Pour M. Koffi Dela Kepomey de la Concertation Nationale de la Société Civile Togo, cette rencontre revêt une importance capitale car, le gouvernement a partagé avec les participants les différentes mesures et dispositions qui sont prises pour que les prochaines manifestations se déroulent dans la quiétude. « Je pense que les partis politiques, qui sont présents, ont eu à écouter les différentes mesures et nous osons croire que les dispositions prises vont être respectées pour qu’il n’y ait plus de violences », a-t-il souligné.

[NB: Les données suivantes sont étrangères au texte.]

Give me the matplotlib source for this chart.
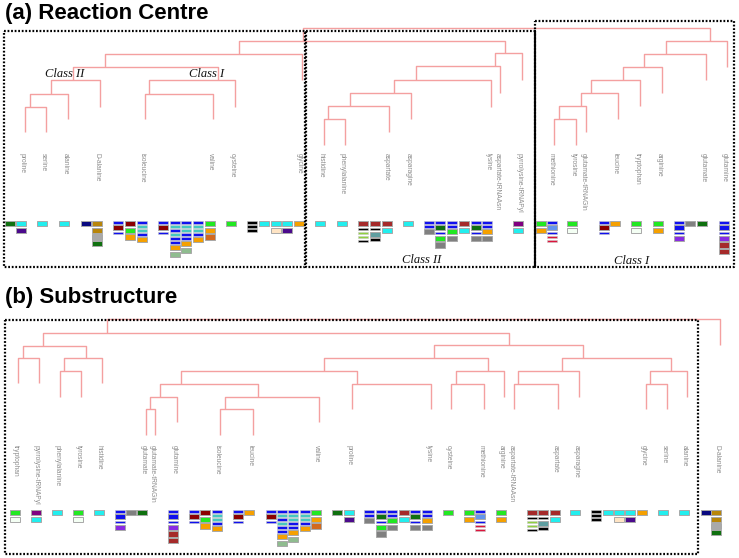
import matplotlib
matplotlib.use('Agg')
from matplotlib import pyplot as plt

# ---- panel (a): reaction centre dendrogram -------------------------------
# leaf name, leaf x, leaf bottom (pixel-like coordinates, y grows downward)
leaves_a = [
    ('proline', 25, 132), ('serine', 46, 132), ('alanine', 68, 119),
    ('D-alanine', 100, 107), ('isoleucine', 145, 119), ('valine', 213, 119),
    ('cysteine', 235, 107), ('glycine', 302, 80),
    ('histidine', 324, 145), ('phenylalanine', 345, 145), ('aspartate', 389, 132),
    ('asparagine', 411, 119), ('lysine', 491, 107), ('aspartate-tRNAAsn', 500, 93),
    ('pyrrolysine-tRNAPyl', 522, 80),
    ('methionine', 554, 145), ('tyrosine', 576, 145), ('glutamate-tRNAGln', 586, 132),
    ('leucine', 618, 119), ('tryptophan', 640, 106), ('arginine', 662, 93),
    ('glutamate', 706, 80), ('glutamine', 727, 67),
]
# node, stem x, merge level, child, child
nodes_a = [
    ('a1', 30, 107, 'proline', 'serine'), ('a2', 51, 94, 'a1', 'alanine'),
    ('a3', 73, 80, 'a2', 'D-alanine'), ('a4', 149, 94, 'isoleucine', 'valine'),
    ('a5', 218, 80, 'a4', 'cysteine'), ('a6', 105, 67, 'a3', 'a5'),
    ('a7', 239, 54, 'a6', 'glycine'),
    ('b1', 328, 119, 'histidine', 'phenylalanine'), ('b2', 350, 106, 'b1', 'aspartate'),
    ('b3', 394, 93, 'b2', 'asparagine'), ('b4', 416, 80, 'b3', 'lysine'),
    ('b5', 495, 66, 'b4', 'aspartate-tRNAAsn'), ('b6', 505, 53, 'b5', 'pyrrolysine-tRNAPyl'),
    ('r1', 303, 41, 'a7', 'b6'),
    ('c1', 559, 119, 'methionine', 'tyrosine'), ('c2', 581, 106, 'c1', 'glutamate-tRNAGln'),
    ('c3', 591, 93, 'c2', 'leucine'), ('c4', 623, 80, 'c3', 'tryptophan'),
    ('c5', 644, 67, 'c4', 'arginine'), ('c6', 666, 54, 'c5', 'glutamate'),
    ('c7', 710, 41, 'c6', 'glutamine'),
    ('root', None, 28, 'r1', 'c7'),
]
# stacks of coloured boxes: column x, codes ('.' suffix = thin bar)
stacks_a = [
    (5, 'g'), (16, 'C I'), (37, 'C'), (59, 'C'), (81, 'N'), (92, 'Y Y A g'),
    (113, 'B. R B.'), (125, 'R L O'), (137, 'B. T. T. B. O'),
    (158, 'B. R B.'), (170, 'B. T. B. T. B. B. O S'), (181, 'B. T. T. B. B. O S'),
    (193, 'B. T. T. B. O'), (205, 'L O H'), (226, 'L'),
    (247, 'K. K. K.'), (259, 'C'), (271, 'C W'), (282, 'C I'), (294, 'O'),
    (315, 'C'), (337, 'C'),
    (358, 'D K. V. V. K.'), (370, 'D K. E K.'), (382, 'D C'), (403, 'C'),
    (424, 'B. B. P'), (435, 'B. g B. L P'), (447, 'B. B. L P'), (459, 'D C'),
    (471, 'B. g B. P'), (482, 'B. B. O P'), (513, 'U C'),
    (536, 'L O'), (547, 'B. F B. X. X.'), (567, 'L Z'), (599, 'B. R B.'), (610, 'O'),
    (631, 'L Z'), (653, 'L O'), (674, 'B. B B. Q'), (685, 'P'), (697, 'g'),
    (719, 'B. B B. Q D D'),
]
classes_a = [('Class II', 65, 74), ('Class I', 207, 74), ('Class II', 422, 260), ('Class I', 632, 261)]

# ---- panel (b): substructure dendrogram ----------------------------------
leaves_b = [
    ('tryptophan', 18, 383), ('pyrrolysine-tRNAPyl', 39, 383), ('phenylalanine', 60, 397),
    ('tyrosine', 81, 397), ('histidine', 102, 383), ('glutamate', 146, 435),
    ('glutamate-tRNAGln', 155, 435), ('glutamine', 177, 422), ('isoleucine', 220, 435),
    ('leucine', 253, 435), ('valine', 319, 422), ('proline', 352, 409),
    ('lysine', 431, 409), ('cysteine', 451, 409), ('methionine', 484, 409),
    ('arginine', 504, 397), ('aspartate-tRNAAsn', 514, 409), ('aspartate', 558, 409),
    ('asparagine', 579, 397), ('glycine', 646, 409), ('serine', 667, 409),
    ('alanine', 687, 397), ('D-alanine', 720, 345),
]
nodes_b = [
    ('n1', 23, 358, 'tryptophan', 'pyrrolysine-tRNAPyl'), ('n2', 64, 371, 'phenylalanine', 'tyrosine'),
    ('n3', 86, 358, 'n2', 'histidine'), ('n4', 43, 346, 'n1', 'n3'),
    ('n5', 150, 409, 'glutamate', 'glutamate-tRNAGln'), ('n6', 160, 397, 'n5', 'glutamine'),
    ('n7', 225, 409, 'isoleucine', 'leucine'), ('n8', 258, 397, 'n7', 'valine'),
    ('n9', 181, 384, 'n6', 'n8'), ('n10', 357, 384, 'proline', 'lysine'),
    ('n11', 324, 371, 'n9', 'n10'), ('n12', 456, 384, 'cysteine', 'methionine'),
    ('n13', 488, 371, 'n12', 'arginine'), ('n14', 434, 358, 'n11', 'n13'),
    ('n15', 518, 384, 'aspartate-tRNAAsn', 'aspartate'), ('n16', 562, 371, 'n15', 'asparagine'),
    ('n17', 650, 384, 'glycine', 'serine'), ('n18', 671, 371, 'n17', 'alanine'),
    ('n19', 583, 358, 'n16', 'n18'), ('n20', 509, 345, 'n14', 'n19'),
    ('n21', 107, 333, 'n4', 'n20'),
    ('root', None, 319, 'n21', 'D-alanine'),
]
stacks_b = [
    (10, 'L Z'), (31, 'U C'), (52, 'C'), (73, 'L Z'), (94, 'C'),
    (115, 'B. B B. Q'), (126, 'P'), (137, 'g'), (168, 'B. B B. Q D D'),
    (189, 'B. R B.'), (200, 'R L O'), (212, 'B. T. T. B. O'), (233, 'B. R B.'), (244, 'O'),
    (266, 'B. R B.'), (277, 'B. T. B. T. B. B. O S'), (288, 'B. T. T. B. B. O S'),
    (300, 'B. T. T. B. O'), (311, 'L O H'), (332, 'g'), (344, 'C I'),
    (364, 'B. B. P'), (376, 'B. g B. L P'), (387, 'B. B. L P'), (399, 'D C'),
    (410, 'B. g B. P'), (422, 'B. B. O P'), (443, 'L'), (464, 'L O'), (475, 'B. F B. X. X.'),
    (496, 'L O'), (527, 'D K. V. V. K.'), (538, 'D K. E K.'), (550, 'D C'), (570, 'C'),
    (591, 'K. K. K.'), (603, 'C'), (614, 'C W'), (625, 'C I'), (637, 'O'),
    (658, 'C'), (679, 'C'), (701, 'N'), (711, 'Y Y A g'),
]

colours = {
    'g': '#0f700f', 'C': '#22eeee', 'I': '#4b0a8c', 'N': '#0a0a80', 'Y': '#b8860b',
    'A': '#a9a9a9', 'B': '#1010ee', 'R': '#8b0000', 'L': '#22e822', 'O': '#f5a000',
    'T': '#45c8c0', 'S': '#8fbc8f', 'H': '#d2691e', 'K': '#000000', 'W': '#ffe4c4',
    'D': '#a52a2a', 'V': '#8fd040', 'E': '#5f9ea0', 'P': '#808080', 'U': '#800080',
    'F': '#6495ed', 'X': '#dc143c', 'Z': '#f4fff4', 'Q': '#8a2be2',
}

LINE = '#f4a0a0'
LABEL = '#8c8c8c'

fig = plt.figure(figsize=(7.39, 5.58), dpi=100)
ax = fig.add_axes([0, 0, 1, 1])
ax.set_xlim(0, 739)
ax.set_ylim(558, 0)
ax.axis('off')


def draw_tree(leaves, nodes, label_top):
    pos = {}
    for name, x, y in leaves:
        pos[name] = (x, y)
        ax.text(x - 3, label_top, name, rotation=270, ha='center', va='top',
                fontsize=4.8, color=LABEL, family='Liberation Sans')
    for name, sx, y, a, b in nodes:
        pos[name] = (sx, y)
    for name, sx, y, a, b in nodes:
        xa, ya = pos[a]
        xb, yb = pos[b]
        ax.plot([xa, xa, xb, xb], [ya, y, y, yb], color=LINE, lw=1.0,
                solid_capstyle='butt')


def draw_stacks(stacks, top):
    for x, codes in stacks:
        y = top
        for code in codes.split():
            thin = code.endswith('.')
            if thin:
                ax.bar(x, 2.6, width=10, bottom=y, align='edge',
                       color=colours[code[0]], edgecolor='#c8c8c8', linewidth=0.4)
                y += 4.0
            else:
                ax.bar(x, 5.2, width=10, bottom=y, align='edge',
                       color=colours[code[0]], edgecolor='#a8a8a8', linewidth=0.7)
                y += 6.7


def dotted_box(x0, y0, x1, y1):
    ax.plot([x0, x1, x1, x0, x0], [y0, y0, y1, y1, y0], color='black',
            lw=1.6, linestyle=(0, (0.8, 0.8)))


draw_tree(leaves_a, nodes_a, 153)
draw_stacks(stacks_a, 221)
draw_tree(leaves_b, nodes_b, 445)
draw_stacks(stacks_b, 510)

dotted_box(4, 31, 305, 267)
dotted_box(306, 31, 535, 267)
dotted_box(535, 21, 734, 267)
ax.plot([535, 535], [31, 267], color='black', lw=1.3)
dotted_box(5, 320, 698, 554)

for txt, x, y in classes_a:
    ax.text(x, y, txt, ha='center', va='center', fontsize=9, style='italic',
            family='Liberation Serif', color='#111111')

ax.text(5, 14, '(a) Reaction Centre', ha='left', va='center', fontsize=16,
        fontweight='bold', family='Liberation Sans')
ax.text(5, 298, '(b) Substructure', ha='left', va='center', fontsize=16,
        fontweight='bold', family='Liberation Sans')

fig.savefig('out.png', dpi=100)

Franck Tcharie du Nouvel Engagement Togolais (NET) a, de son côté, déploré l’absence des quatorze partis de l’opposition à cette rencontre mais aussi, le manque du temps pour relever les inquiétudes des partis présents : « Moi, j’ai apprécié les mesures prises par le gouvernement et nous au NET, on a toujours prôné la paix et la non-violence. Nous pensons qu’il vaut mieux se retrouver autour d’une table car, malgré les marches, on finira par se retrouver autour d’une table alors pourquoi ne pas chercher la voie de négociation au lieu de toujours faire la violence et détruire les édifices qui nous appartiennent tous car, nous sommes tous des Togolais».